AIM:
Collect every line that includes the string "this".

═══ DATA PROVIDED ═══

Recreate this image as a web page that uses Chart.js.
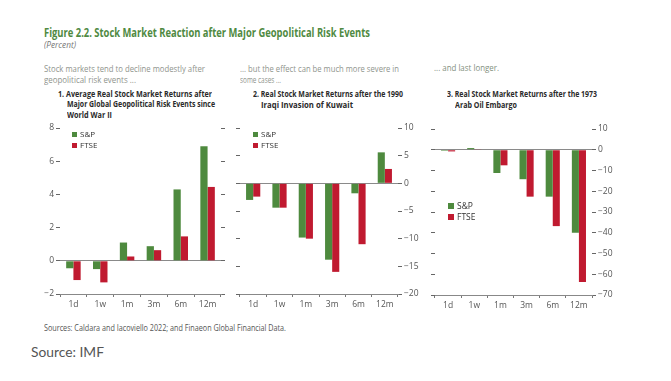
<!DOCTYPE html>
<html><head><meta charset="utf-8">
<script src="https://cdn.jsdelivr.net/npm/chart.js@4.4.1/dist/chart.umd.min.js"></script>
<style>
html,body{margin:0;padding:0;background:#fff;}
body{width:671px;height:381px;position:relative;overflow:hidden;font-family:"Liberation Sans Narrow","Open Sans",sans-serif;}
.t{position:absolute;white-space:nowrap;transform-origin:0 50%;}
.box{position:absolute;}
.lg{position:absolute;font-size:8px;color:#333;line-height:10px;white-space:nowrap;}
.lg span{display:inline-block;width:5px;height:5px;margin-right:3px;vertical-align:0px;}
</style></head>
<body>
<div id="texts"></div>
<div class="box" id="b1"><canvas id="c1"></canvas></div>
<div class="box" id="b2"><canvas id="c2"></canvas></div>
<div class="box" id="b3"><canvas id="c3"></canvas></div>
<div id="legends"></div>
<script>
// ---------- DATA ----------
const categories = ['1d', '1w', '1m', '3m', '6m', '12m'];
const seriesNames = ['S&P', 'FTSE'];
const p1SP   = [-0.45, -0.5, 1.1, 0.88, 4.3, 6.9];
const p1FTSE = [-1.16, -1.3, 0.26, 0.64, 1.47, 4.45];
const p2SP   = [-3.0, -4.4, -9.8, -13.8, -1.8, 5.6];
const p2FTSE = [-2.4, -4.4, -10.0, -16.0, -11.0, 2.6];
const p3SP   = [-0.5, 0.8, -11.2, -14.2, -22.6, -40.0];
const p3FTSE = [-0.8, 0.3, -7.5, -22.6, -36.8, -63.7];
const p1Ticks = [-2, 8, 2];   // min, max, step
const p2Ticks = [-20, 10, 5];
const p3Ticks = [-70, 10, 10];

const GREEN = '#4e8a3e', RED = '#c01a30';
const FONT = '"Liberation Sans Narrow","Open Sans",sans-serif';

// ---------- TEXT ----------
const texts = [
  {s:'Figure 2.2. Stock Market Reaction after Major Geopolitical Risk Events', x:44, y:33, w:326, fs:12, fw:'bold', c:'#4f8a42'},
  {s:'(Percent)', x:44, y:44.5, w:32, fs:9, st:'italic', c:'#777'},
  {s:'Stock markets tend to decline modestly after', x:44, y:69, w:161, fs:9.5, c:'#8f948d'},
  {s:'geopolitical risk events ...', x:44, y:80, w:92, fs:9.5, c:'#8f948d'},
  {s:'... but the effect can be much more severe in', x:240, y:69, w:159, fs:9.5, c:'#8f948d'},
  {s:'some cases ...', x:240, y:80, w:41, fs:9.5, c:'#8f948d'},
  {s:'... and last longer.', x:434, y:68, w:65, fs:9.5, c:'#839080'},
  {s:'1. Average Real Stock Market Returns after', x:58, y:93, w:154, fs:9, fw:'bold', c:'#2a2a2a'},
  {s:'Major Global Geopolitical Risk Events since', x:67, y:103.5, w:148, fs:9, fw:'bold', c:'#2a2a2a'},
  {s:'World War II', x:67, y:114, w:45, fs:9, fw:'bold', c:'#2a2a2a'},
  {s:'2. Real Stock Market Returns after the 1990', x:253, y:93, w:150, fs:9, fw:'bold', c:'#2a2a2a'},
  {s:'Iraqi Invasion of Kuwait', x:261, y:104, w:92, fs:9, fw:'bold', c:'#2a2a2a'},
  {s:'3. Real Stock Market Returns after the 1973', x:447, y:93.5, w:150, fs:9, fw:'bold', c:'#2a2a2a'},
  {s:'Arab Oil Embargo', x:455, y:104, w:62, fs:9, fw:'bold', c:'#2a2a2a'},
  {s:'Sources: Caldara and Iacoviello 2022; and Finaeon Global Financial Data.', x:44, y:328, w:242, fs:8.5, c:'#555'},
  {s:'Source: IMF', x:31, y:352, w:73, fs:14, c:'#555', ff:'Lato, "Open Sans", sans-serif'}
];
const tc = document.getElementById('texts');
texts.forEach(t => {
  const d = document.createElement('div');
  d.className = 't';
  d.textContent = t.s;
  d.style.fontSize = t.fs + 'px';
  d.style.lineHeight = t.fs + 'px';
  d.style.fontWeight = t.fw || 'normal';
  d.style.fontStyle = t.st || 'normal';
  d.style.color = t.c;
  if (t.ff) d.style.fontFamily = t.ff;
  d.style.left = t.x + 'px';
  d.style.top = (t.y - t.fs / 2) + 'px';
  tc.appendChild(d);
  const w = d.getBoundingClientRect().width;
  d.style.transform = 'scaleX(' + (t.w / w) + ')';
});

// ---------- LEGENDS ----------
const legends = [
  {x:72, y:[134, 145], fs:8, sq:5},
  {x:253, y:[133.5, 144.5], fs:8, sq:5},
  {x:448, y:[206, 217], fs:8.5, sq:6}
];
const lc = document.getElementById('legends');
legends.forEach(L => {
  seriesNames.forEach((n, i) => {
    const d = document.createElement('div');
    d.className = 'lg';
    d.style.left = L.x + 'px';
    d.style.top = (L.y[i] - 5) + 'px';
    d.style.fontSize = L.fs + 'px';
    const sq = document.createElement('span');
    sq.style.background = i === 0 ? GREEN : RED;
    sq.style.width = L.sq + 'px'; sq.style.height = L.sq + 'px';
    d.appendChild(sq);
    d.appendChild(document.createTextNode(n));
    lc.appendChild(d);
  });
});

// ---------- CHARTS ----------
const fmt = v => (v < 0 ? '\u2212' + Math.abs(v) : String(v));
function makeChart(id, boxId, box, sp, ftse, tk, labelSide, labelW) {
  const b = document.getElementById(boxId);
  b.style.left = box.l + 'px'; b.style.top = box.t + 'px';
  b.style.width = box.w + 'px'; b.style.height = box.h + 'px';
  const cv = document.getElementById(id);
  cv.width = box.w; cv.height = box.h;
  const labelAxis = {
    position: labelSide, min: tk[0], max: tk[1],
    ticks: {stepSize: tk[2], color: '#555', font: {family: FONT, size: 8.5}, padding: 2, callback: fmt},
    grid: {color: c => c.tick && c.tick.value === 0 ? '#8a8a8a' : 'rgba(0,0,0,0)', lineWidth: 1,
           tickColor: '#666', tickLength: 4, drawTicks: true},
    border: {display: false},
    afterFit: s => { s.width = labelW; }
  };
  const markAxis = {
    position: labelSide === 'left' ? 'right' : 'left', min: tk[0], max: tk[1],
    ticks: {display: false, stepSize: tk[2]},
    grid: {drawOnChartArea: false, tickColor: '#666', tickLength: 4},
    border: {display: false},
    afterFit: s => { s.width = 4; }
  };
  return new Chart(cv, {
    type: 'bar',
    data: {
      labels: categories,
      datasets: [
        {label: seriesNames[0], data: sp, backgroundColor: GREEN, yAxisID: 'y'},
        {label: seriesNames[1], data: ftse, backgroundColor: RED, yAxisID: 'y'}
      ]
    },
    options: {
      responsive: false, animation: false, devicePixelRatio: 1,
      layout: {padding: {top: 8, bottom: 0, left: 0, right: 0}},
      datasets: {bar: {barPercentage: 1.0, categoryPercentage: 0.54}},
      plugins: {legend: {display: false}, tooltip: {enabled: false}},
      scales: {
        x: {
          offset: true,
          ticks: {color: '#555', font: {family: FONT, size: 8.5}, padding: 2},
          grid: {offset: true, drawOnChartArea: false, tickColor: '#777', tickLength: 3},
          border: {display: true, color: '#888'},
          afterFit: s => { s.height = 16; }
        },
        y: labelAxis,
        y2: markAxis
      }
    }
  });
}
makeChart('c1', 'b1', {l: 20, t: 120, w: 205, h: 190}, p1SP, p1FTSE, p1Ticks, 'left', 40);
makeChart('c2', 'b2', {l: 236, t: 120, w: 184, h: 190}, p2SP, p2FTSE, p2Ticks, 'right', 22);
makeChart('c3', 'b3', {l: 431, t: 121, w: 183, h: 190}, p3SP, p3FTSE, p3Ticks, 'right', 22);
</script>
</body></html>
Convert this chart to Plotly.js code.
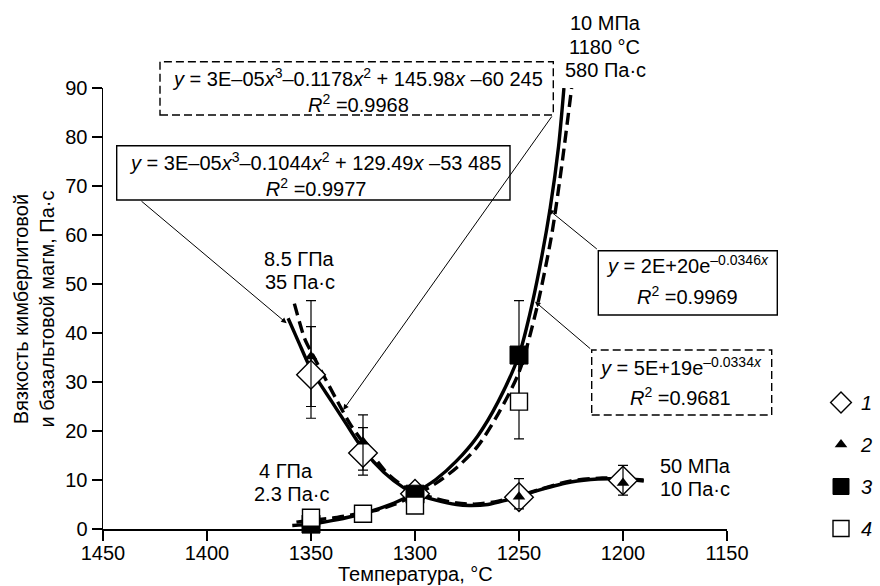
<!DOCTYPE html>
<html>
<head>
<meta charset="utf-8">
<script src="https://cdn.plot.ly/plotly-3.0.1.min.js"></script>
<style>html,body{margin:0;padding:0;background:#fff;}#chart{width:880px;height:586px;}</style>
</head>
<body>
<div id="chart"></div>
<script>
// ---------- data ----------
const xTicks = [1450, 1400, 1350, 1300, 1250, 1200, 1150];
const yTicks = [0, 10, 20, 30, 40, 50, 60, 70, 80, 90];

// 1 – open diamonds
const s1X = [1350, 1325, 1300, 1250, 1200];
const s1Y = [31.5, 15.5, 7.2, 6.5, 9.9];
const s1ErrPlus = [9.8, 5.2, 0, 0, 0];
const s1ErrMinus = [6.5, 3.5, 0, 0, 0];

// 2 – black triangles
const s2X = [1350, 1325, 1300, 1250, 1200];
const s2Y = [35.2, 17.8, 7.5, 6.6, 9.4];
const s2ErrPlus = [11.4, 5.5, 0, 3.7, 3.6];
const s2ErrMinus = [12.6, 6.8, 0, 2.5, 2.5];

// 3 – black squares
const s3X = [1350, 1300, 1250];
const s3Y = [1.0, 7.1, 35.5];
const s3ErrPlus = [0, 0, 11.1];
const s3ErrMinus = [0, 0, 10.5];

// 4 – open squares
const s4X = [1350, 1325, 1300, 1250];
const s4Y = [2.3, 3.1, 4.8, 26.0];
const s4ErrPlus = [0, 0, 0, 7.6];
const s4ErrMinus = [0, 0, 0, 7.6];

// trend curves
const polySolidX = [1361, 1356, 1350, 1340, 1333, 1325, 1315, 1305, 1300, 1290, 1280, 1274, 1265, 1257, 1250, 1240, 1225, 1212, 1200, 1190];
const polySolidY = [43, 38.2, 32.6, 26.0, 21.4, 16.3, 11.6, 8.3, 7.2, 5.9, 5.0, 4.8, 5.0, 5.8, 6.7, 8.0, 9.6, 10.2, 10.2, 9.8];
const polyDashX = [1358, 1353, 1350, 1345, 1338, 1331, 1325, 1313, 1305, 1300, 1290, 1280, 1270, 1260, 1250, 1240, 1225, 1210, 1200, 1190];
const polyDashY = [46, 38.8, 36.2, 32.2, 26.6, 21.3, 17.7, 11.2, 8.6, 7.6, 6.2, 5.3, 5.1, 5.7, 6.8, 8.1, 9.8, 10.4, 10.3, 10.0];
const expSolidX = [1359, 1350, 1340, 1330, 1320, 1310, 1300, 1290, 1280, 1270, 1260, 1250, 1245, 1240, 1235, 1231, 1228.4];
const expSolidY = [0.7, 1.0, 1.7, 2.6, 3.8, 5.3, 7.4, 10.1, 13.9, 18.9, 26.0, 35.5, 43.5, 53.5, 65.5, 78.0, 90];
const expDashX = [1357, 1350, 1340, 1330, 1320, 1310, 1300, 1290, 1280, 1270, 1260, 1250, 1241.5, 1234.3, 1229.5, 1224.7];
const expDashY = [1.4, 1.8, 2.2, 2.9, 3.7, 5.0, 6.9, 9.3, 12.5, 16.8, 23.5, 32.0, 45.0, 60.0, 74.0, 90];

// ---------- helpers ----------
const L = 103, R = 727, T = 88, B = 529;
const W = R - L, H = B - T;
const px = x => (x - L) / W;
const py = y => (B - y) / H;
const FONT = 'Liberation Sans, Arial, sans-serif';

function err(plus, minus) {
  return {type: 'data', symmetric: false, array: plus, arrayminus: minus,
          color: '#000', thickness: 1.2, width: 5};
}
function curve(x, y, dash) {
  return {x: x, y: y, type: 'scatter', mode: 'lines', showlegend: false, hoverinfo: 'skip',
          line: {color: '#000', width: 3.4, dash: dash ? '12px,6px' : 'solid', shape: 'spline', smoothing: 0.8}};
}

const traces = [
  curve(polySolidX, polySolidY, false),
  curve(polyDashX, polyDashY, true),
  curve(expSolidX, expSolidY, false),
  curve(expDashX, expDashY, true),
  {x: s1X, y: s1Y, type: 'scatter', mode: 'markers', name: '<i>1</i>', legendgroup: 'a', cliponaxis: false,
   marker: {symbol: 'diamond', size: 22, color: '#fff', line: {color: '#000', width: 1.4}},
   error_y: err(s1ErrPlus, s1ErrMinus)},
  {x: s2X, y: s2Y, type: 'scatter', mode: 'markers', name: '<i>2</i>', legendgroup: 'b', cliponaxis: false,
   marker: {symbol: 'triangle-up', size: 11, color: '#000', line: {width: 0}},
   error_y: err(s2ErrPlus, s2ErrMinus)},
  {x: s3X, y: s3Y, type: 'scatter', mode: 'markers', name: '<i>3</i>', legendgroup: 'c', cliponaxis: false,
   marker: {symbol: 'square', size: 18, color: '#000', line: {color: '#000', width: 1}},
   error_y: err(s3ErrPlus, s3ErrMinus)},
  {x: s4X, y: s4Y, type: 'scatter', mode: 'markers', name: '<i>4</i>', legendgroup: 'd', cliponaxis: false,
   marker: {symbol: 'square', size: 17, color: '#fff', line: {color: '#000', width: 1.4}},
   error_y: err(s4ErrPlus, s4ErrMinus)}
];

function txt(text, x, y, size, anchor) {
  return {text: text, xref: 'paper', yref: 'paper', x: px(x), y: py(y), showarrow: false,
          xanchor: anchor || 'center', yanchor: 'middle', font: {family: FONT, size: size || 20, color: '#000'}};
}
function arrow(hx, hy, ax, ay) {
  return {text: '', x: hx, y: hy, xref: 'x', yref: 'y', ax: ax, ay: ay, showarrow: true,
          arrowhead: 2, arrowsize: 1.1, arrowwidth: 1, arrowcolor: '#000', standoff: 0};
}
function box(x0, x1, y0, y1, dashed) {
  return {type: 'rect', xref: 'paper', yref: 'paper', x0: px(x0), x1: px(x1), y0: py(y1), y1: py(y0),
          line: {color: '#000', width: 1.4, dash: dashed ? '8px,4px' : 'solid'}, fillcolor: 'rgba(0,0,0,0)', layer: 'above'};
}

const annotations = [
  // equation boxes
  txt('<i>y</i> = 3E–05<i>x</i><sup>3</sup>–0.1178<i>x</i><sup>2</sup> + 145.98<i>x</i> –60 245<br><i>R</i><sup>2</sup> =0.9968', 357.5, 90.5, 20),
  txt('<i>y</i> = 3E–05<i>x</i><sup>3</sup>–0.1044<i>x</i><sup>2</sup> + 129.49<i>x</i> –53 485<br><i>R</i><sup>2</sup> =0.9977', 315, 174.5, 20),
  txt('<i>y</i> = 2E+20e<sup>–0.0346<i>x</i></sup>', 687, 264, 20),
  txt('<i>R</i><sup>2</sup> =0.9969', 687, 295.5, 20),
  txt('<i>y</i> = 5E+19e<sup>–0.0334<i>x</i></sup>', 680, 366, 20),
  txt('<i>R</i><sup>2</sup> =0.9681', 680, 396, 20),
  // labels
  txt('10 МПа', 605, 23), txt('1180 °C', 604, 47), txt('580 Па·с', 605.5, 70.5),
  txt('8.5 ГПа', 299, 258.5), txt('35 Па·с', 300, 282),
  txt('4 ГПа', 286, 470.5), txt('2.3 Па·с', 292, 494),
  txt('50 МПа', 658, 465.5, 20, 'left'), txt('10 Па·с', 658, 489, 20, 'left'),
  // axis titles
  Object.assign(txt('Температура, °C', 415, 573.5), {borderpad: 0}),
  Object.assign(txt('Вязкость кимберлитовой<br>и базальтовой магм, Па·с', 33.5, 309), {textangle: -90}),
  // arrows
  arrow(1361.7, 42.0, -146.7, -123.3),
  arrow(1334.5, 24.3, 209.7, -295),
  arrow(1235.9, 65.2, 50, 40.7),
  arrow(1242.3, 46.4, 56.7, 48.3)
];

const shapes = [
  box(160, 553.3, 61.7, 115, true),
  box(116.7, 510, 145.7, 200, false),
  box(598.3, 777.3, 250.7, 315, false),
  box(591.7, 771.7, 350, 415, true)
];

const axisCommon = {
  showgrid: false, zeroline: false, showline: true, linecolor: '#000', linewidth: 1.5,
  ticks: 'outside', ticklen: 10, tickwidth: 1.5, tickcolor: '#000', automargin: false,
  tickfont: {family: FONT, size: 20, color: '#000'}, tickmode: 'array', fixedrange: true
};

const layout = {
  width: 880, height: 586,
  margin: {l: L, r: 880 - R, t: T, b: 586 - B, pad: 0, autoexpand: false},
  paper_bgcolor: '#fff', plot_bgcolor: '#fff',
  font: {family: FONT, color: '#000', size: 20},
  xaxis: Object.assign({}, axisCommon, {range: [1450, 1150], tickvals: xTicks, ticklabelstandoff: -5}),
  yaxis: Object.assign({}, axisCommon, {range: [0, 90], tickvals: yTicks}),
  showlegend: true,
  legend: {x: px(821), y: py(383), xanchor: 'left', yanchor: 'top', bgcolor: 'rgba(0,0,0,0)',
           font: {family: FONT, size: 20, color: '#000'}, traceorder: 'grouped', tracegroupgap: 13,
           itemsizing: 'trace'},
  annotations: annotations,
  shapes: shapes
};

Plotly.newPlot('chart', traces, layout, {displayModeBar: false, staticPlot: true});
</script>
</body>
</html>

═══

CORRECT RESPONSE:
Recreate this image as a web page that uses Chart.js.
Convert this chart to Plotly.js code.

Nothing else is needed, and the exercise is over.